関本さん:シスディブリンクでは、クライアントとのコミュニケーションを通じたソフトの開発業務を担当しています。前職ではメンテナンス業務が中心だったので、自社開発のソフトに携われるのは非常に楽しいですね。
もう1人、2020年7月に西条に移住してきたのが、インド人留学生のスワミさんです。スワミさんは東京でエンジニアとして働いていたものの、コロナ禍で会社が倒産。日本で働き続けたいと思っていたところ、紹介された求人がシスディブリンクでした。
高橋さん:実は創業期、インドへの拠点開発を計画していた時期があって。いまは計画は止まってしまったのですが、これから、ソフトウェアの英語化をはじめ、海外との連携も進めていきたいと思っていました。まだまだ先の話ですが、長い目で見たときに外国人材を入れるのは、いい刺激になるのではないかと。
スワミさんは「西条にきてまだ1ヶ月しか経っていないので、まだまだ慣れない」と苦笑いしつつも、「日本で働けるのは嬉しい」と胸のうちを語ってくれました。
地元の町工場に最適化された、クラウドソフトを作りたい
創業から5年、社内外で丁寧なコミュニケーションを続け、着実に事業を成長させているシスディブリンク。高橋さんは今後の展望として「地元の町工場に最適化された、クラウドソフトを作りたい」と語ってくれました。

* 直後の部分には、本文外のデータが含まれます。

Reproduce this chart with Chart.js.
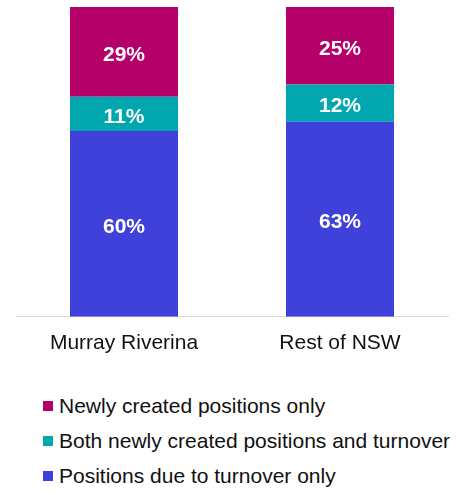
<!DOCTYPE html>
<html lang="en">
<head>
<meta charset="UTF-8" />
<title>Job vacancies by reason</title>
<script src="https://cdn.jsdelivr.net/npm/chart.js"></script>
<style>
  body { margin: 0; background: #fff; font-family: "Liberation Sans", Arial, sans-serif; }
  #wrap { position: relative; width: 469px; height: 494px; }
  #chartBox { position: absolute; left: 0; top: 0; width: 469px; height: 380px; }
  #legend { position: absolute; left: 43px; top: 388px; }
  .item { height: 35px; display: flex; align-items: center; font-size: 21px; color: #111; white-space: nowrap; }
  .item span.box { width: 10px; height: 10px; margin-right: 6px; display: inline-block; }
</style>
</head>
<body>
<div id="wrap">
  <div id="chartBox"><canvas id="chart"></canvas></div>
  <div id="legend"></div>
</div>
<script>
const regions = ['Murray Riverina', 'Rest of NSW'];
const turnoverOnly = [60, 63];
const bothNewAndTurnover = [11, 12];
const newOnly = [29, 25];

const seriesNames = ['Positions due to turnover only', 'Both newly created positions and turnover', 'Newly created positions only'];
const seriesColors = ['#4040DA', '#00A7AE', '#B5006A'];

// white % labels in the middle of each segment
const segmentLabels = {
  id: 'segmentLabels',
  afterDatasetsDraw(chart) {
    const ctx = chart.ctx;
    ctx.save();
    ctx.font = 'bold 21px "Liberation Sans", Arial, sans-serif';
    ctx.fillStyle = '#fff';
    ctx.textAlign = 'center';
    ctx.textBaseline = 'middle';
    chart.data.datasets.forEach((ds, i) => {
      chart.getDatasetMeta(i).data.forEach((bar, j) => {
        const p = bar.getProps(['x', 'y', 'base'], true);
        ctx.fillText(ds.data[j] + '%', p.x, (p.y + p.base) / 2 + 3);
      });
    });
    ctx.restore();
  }
};

const chart = new Chart(document.getElementById('chart'), {
  type: 'bar',
  data: {
    labels: regions,
    datasets: [
      { label: seriesNames[0], data: turnoverOnly, backgroundColor: seriesColors[0] },
      { label: seriesNames[1], data: bothNewAndTurnover, backgroundColor: seriesColors[1] },
      { label: seriesNames[2], data: newOnly, backgroundColor: seriesColors[2] }
    ]
  },
  options: {
    responsive: true,
    maintainAspectRatio: false,
    animation: false,
    layout: { padding: { left: 16, right: 21, top: 7, bottom: 10 } },
    datasets: { bar: { barPercentage: 0.5, categoryPercentage: 1 } },
    plugins: { legend: { display: false }, tooltip: { enabled: false } },
    scales: {
      x: {
        stacked: true,
        grid: { display: false, drawTicks: false },
        border: { display: true, color: '#d9d9d9', width: 1 },
        ticks: { color: '#111', padding: 14, font: { size: 21, family: '"Liberation Sans", Arial, sans-serif' } }
      },
      y: { stacked: true, display: false, min: 0, max: 100 }
    }
  },
  plugins: [segmentLabels]
});

// legend, newest series on top
const legend = document.getElementById('legend');
for (let i = seriesNames.length - 1; i >= 0; i--) {
  const row = document.createElement('div');
  row.className = 'item';
  row.innerHTML = '<span class="box" style="background:' + seriesColors[i] + '"></span>' + seriesNames[i];
  legend.appendChild(row);
}
</script>
</body>
</html>
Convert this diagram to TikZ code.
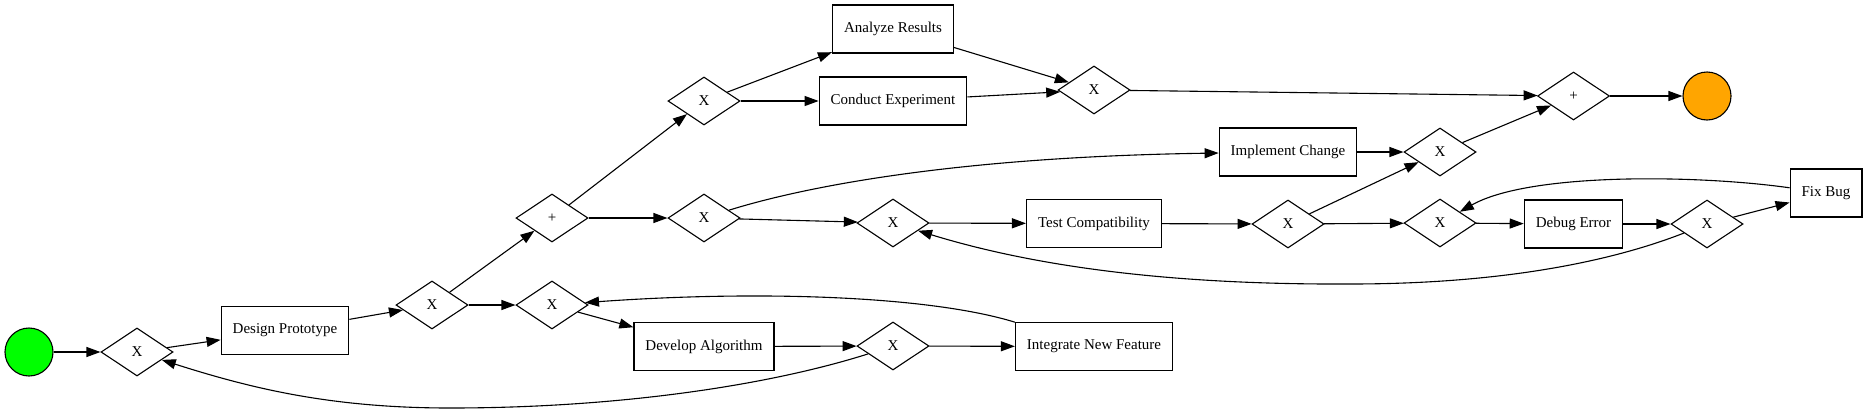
\documentclass[tikz,border=0pt]{standalone}
\usepackage{fontspec}
\setmainfont{Liberation Serif}
\usetikzlibrary{shapes.geometric,arrows.meta}
\tikzset{
  task/.style={draw, line width=1.2pt, rectangle, minimum height=48pt, inner xsep=11.5pt, font=\fontsize{15}{18}\selectfont},
  gate/.style={draw, line width=1.1pt, diamond, minimum width=72pt, minimum height=48pt, inner sep=0pt, font=\fontsize{15}{18}\selectfont},
  event/.style={draw, line width=1.1pt, circle, minimum size=48pt, inner sep=0pt},
  flow/.style={line width=1.1pt, -{Triangle[length=14pt,width=10pt]}}
}
\begin{document}
\begin{tikzpicture}[x=1pt,y=1pt]
  \useasboundingbox (0,0) rectangle (1868,-413);
  % 事件
  \node[event, fill={rgb,255:red,0;green,255;blue,0}] (start) at (29,-352) {};
  \node[event, fill={rgb,255:red,255;green,165;blue,0}] (finish) at (1707,-96) {};
  % 任务
  \node[task] (design) at (285,-330.5) {Design Prototype};
  \node[task] (develop) at (704,-346.5) {Develop Algorithm};
  \node[task] (integrate) at (1094,-346.5) {Integrate New Feature};
  \node[task] (analyze) at (893,-29) {Analyze Results};
  \node[task] (conduct) at (893,-101) {Conduct Experiment};
  \node[task] (implement) at (1288,-152) {Implement Change};
  \node[task] (test) at (1094,-223.5) {Test Compatibility};
  \node[task] (debug) at (1573.5,-224) {Debug Error};
  \node[task] (fixbug) at (1826,-193) {Fix Bug};
  % 网关
  \node[gate] (xa) at (137,-352) {X};
  \node[gate] (xb) at (432,-305) {X};
  \node[gate] (xc) at (552,-305) {X};
  \node[gate] (xd) at (893,-346) {X};
  \node[gate] (pa) at (552,-218) {+};
  \node[gate] (xe) at (704,-101) {X};
  \node[gate] (xf) at (704,-218) {X};
  \node[gate] (xg) at (1094,-90) {X};
  \node[gate] (xh) at (893,-223) {X};
  \node[gate] (xi) at (1288,-224) {X};
  \node[gate] (xj) at (1440,-152) {X};
  \node[gate] (xk) at (1440,-223) {X};
  \node[gate] (xl) at (1707,-224) {X};
  \node[gate] (pb) at (1573.5,-96) {+};
  % 连线
  \draw[flow] (start) -- (xa);
  \draw[flow] (xa) -- (design);
  \draw[flow] (design) -- (xb);
  \draw[flow] (xb) -- (pa);
  \draw[flow] (xb) -- (xc);
  \draw[flow] (xc) -- (develop);
  \draw[flow] (develop) -- (xd);
  \draw[flow] (xd) -- (integrate);
  \draw[flow] (pa) -- (xe);
  \draw[flow] (pa) -- (xf);
  \draw[flow] (xe) -- (analyze);
  \draw[flow] (xe) -- (conduct);
  \draw[flow] (analyze) -- (xg);
  \draw[flow] (conduct) -- (xg);
  \draw[flow] (xg) -- (pb);
  \draw[flow] (xf) -- (xh);
  \draw[flow] (xh) -- (test);
  \draw[flow] (test) -- (xi);
  \draw[flow] (xi) -- (xj);
  \draw[flow] (xi) -- (xk);
  \draw[flow] (implement) -- (xj);
  \draw[flow] (xj) -- (pb);
  \draw[flow] (pb) -- (finish);
  \draw[flow] (xk) -- (debug);
  \draw[flow] (debug) -- (xl);
  \draw[flow] (xl) -- (fixbug);
  \draw[flow] (xf) .. controls (800,-188) and (950,-157) .. (implement);
  % 回路
  \draw[flow] (integrate) .. controls (930,-296) and (760,-290) .. (xc);
  \draw[flow] (xd) .. controls (770,-385) and (620,-408) .. (450,-408)
                   .. controls (330,-408) and (250,-388) .. (xa);
  \draw[flow] (fixbug) .. controls (1700,-175) and (1530,-172) .. (xk);
  \draw[flow] (xl) .. controls (1610,-262) and (1500,-284) .. (1350,-284)
                   .. controls (1150,-285) and (1020,-262) .. (xh);
\end{tikzpicture}
\end{document}
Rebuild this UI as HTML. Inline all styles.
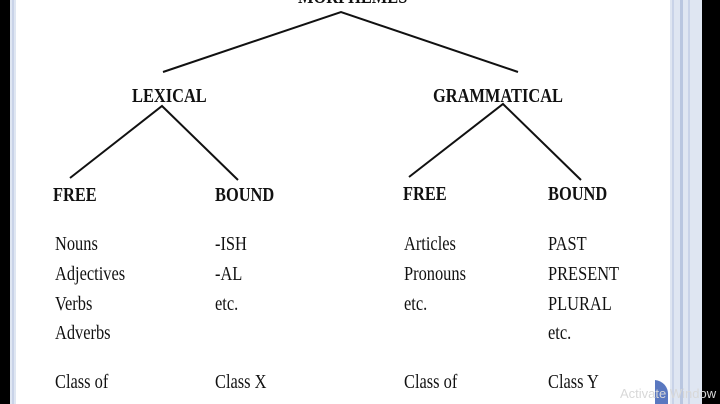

高橋さん:さきほど言ったように、市販のクラウドソフトは中小企業にとって高価で使い勝手が悪く、導入しづらい現状があります。これは、IT化を進めていかなければいけない現代において、弊社にとっては大きなビジネスチャンスです。
高橋さん:いつか、シスディブリンクから「簡単」で「低価格」、そして、様々な業種で使用できる「汎用性」を持ち合わせたクラウドソフトを作れれば嬉しいですね。中小企業にとって大きな課題である「業務効率の改善」に、少しでも寄与できるようなソフトウェアを開発できればと思っています。

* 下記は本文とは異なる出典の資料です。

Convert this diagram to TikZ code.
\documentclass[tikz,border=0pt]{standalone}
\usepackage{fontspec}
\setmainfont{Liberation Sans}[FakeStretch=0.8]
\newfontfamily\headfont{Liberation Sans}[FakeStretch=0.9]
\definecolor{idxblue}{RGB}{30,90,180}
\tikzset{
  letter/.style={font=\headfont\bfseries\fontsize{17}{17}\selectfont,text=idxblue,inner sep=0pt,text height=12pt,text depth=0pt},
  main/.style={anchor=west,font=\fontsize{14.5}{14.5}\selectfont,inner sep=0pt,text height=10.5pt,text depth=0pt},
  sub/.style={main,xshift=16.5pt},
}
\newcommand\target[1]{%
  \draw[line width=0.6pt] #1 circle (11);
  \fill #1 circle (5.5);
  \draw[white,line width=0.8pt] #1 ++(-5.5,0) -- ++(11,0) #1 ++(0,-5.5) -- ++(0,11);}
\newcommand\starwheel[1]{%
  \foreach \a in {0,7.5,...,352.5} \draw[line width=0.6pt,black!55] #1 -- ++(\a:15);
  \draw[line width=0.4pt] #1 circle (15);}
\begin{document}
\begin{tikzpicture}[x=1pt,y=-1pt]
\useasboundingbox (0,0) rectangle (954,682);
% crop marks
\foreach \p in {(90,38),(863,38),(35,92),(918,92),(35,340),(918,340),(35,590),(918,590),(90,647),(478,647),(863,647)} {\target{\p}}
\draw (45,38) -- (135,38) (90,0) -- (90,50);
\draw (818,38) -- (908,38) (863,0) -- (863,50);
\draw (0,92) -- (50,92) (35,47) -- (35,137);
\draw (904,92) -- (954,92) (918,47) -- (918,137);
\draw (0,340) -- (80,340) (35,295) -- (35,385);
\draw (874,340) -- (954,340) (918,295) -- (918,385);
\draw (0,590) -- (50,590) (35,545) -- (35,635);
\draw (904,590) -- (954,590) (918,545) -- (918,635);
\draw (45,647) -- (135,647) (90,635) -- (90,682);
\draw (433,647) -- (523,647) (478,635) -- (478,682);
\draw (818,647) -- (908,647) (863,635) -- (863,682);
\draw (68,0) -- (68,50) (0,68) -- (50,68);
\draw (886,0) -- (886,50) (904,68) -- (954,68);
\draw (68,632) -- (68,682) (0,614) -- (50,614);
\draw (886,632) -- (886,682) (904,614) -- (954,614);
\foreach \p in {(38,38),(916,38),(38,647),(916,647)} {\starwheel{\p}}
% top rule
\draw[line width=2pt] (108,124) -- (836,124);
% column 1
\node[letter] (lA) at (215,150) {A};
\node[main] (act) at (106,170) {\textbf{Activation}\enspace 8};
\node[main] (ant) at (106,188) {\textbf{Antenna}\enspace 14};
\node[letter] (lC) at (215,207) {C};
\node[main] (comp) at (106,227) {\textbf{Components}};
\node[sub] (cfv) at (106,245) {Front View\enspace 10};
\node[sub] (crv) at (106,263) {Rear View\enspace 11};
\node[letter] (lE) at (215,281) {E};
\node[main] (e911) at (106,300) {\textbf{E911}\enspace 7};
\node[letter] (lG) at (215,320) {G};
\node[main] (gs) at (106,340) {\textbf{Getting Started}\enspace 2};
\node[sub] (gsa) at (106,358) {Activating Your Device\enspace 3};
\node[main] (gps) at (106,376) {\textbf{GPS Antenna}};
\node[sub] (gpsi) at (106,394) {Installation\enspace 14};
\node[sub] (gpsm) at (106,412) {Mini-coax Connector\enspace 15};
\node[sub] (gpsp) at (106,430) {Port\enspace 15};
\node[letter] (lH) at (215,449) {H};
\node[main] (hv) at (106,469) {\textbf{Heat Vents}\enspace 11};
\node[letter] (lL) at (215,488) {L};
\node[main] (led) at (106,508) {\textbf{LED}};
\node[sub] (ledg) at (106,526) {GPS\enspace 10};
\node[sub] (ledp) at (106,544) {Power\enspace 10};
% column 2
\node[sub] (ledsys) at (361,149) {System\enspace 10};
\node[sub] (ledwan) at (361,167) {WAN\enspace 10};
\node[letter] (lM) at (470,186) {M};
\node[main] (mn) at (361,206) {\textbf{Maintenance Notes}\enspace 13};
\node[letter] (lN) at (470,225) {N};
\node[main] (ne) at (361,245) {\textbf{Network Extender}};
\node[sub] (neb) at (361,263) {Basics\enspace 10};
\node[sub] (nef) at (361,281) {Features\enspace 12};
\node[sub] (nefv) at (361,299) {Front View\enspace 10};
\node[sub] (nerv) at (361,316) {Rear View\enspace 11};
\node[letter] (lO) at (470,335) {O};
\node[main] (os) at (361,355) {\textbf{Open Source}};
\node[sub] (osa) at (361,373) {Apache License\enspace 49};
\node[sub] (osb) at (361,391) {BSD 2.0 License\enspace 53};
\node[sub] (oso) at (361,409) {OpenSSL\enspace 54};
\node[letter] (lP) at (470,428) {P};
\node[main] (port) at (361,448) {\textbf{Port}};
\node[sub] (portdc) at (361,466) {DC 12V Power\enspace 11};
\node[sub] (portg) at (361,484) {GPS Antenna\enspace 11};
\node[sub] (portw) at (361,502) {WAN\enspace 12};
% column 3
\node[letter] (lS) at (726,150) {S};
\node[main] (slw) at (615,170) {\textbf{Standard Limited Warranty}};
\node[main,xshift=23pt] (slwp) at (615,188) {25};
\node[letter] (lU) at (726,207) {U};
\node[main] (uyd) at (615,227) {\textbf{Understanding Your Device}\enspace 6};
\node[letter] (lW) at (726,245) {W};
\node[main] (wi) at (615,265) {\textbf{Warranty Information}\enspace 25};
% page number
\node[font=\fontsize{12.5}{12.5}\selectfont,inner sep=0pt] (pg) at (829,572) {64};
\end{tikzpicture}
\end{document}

また、高橋さんはもう1つ取り組みたいテーマとして、「IT人材の育成」を挙げます。
高橋さん:仕事をするなかで、東予地区のIT人材の少なさは課題を感じています。移住者の雇用も積極的に受け入れつつも、新卒採用など、少しずつ人材育成にも注力していきたいですね。会社として、まだまだ成長しなければならないフェーズですが…もし興味がある若者がいたら、ぜひ声をかけてほしいです。

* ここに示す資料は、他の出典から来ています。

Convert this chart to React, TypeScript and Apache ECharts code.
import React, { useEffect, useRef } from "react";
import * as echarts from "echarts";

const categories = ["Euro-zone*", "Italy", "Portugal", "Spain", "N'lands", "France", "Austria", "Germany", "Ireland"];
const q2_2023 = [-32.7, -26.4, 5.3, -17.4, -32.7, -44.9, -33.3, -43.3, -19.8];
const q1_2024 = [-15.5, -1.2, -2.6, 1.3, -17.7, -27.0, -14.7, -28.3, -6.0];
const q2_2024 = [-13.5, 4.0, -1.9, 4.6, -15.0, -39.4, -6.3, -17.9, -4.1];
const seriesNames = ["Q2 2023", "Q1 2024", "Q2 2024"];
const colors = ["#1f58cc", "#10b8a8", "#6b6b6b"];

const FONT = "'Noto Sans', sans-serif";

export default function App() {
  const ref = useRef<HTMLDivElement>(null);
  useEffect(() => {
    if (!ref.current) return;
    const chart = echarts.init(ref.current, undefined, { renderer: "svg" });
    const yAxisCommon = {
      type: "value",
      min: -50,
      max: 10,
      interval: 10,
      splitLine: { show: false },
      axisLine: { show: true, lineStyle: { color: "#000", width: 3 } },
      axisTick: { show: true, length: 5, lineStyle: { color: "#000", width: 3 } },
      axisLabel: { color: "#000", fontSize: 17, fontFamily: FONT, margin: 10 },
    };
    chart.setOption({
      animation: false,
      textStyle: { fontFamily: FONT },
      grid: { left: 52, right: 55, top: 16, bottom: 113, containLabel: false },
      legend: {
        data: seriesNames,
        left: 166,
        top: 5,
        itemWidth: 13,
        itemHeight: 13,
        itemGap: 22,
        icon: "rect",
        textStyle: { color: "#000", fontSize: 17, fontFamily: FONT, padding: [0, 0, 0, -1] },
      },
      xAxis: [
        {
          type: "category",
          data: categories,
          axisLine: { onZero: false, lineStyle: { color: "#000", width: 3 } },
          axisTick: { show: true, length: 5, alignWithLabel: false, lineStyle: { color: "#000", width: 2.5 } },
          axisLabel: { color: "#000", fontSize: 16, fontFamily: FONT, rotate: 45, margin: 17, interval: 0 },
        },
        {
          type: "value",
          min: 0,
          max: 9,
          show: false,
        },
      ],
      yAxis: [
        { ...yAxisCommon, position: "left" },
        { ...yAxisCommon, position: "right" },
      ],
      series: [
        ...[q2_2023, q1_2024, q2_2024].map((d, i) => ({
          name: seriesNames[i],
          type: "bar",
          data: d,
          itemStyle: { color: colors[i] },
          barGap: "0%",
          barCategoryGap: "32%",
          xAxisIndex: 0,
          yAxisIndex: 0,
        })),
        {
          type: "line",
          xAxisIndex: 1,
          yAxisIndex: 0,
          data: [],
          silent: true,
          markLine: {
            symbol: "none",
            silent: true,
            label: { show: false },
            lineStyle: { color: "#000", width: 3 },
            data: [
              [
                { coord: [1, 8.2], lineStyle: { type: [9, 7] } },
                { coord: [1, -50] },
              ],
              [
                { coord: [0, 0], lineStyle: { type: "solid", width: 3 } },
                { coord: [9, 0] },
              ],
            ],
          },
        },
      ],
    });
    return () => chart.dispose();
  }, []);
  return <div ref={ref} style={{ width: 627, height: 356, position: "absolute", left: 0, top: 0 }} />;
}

現在、シスディブリンクの社員数は8名(取材時)。歴史も浅く規模も小さい同社ですが、「IT化」において、東予地区の産業を支える大きなポテンシャルを持っています。
これから人数が増え、規模が拡大すれば、地方の産業を盛り上げるおもしろい存在になっていくことでしょう。シスディブリンクから、西条で新たな「IT化モデル」が生まれるその日を、楽しみに待っていたいと思います。